Real Per Capita GDP (levels): 2007-2011 Systemic & Borderline Crises in Advanced Economies
Sources: Laeven and Valencia (June 2012), Reinhart and Rogoff (2009), GDP per capita from Total Economy Database, Conference Board.
I have long been a fan of Reinhart & Rogoff‘s work on credit crises, going back to their December 2007 paper on major deleveraging cycles (5 Historical Economic Crises and the U.S.). That very much influenced my thinking not only in advance of the crisis hitting, but in what we should expect afterwards. Writing in advance of the crisis and recovery, R&R turned out to be more correct than anyone else covering the space.
Apparently, one of the downsides of writing THE seminal paper is watching it get bastardized for political purposes. The econ duo finally had enough of it, and published a Harvard PDF and Bloomberg column correcting the misinterpretations:
Five years after the onset of the 2007 subprime financial crisis, U.S. gross domestic product per capita remains below its initial level. Unemployment, though down from its peak, is still about 8 percent. Rather than the V- shaped recovery that is typical of most postwar recessions, this one has exhibited slow and halting growth.
This disappointing performance shouldn’t be surprising. We have presented evidence that recessions associated with systemic banking crises tend to be deep and protracted and that this pattern is evident across both history and countries. Subsequent academic research using different approaches and samples has found similar results.
What makes it particularly interesting is that these two academics decided to name names: They cited “including Kevin Hassett, Glenn Hubbard and John Taylor. Its not a coincidence that they are advisers to presidential challenger, Mitt Romney.
As an outside observer, I cannot tell if Hassett, Hubbard and Taylor are serious in what they write or merely posturing (Hassett, author of Dow 36,000, has proven himself such an enormous money loser, he is quarantined). But Hubbard and Taylor are potential CEA Chair and Fed Chair respectively, and are worthy of paying attention to.

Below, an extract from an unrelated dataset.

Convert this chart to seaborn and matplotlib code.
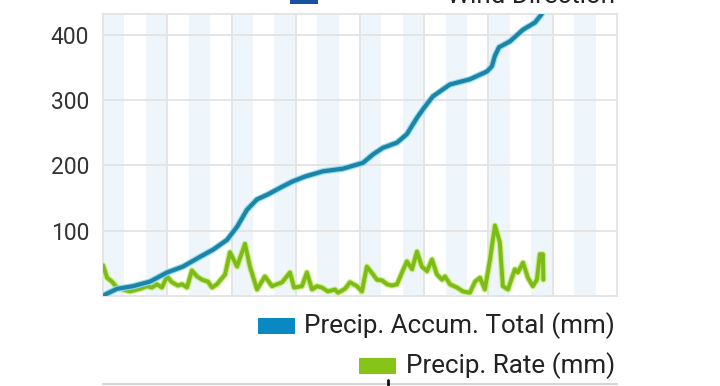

I care much less about the presidential politics than I do the next administration’s policies.If these two gentlemen have a fundamental misunderstanding of the nature of the crisis and recovery — something that Obama’s econ team similarly suffered from — it does not bode well at all.
As the chart above (and at their paper) make clear, systemic crises and their subsequent recoveries are very different than typical balance sheet recessions. R&R named names because they disliked the way their work was being misinterpreted and misused for partisan reasons. I also suspect they are concerned that these errors may be the basis of subsequent policy decisions.
Let’s hope that whoever wins the election in November, shifts towards a reality based economics policy, rather than one based on erroneous interpretations and wishful thinking.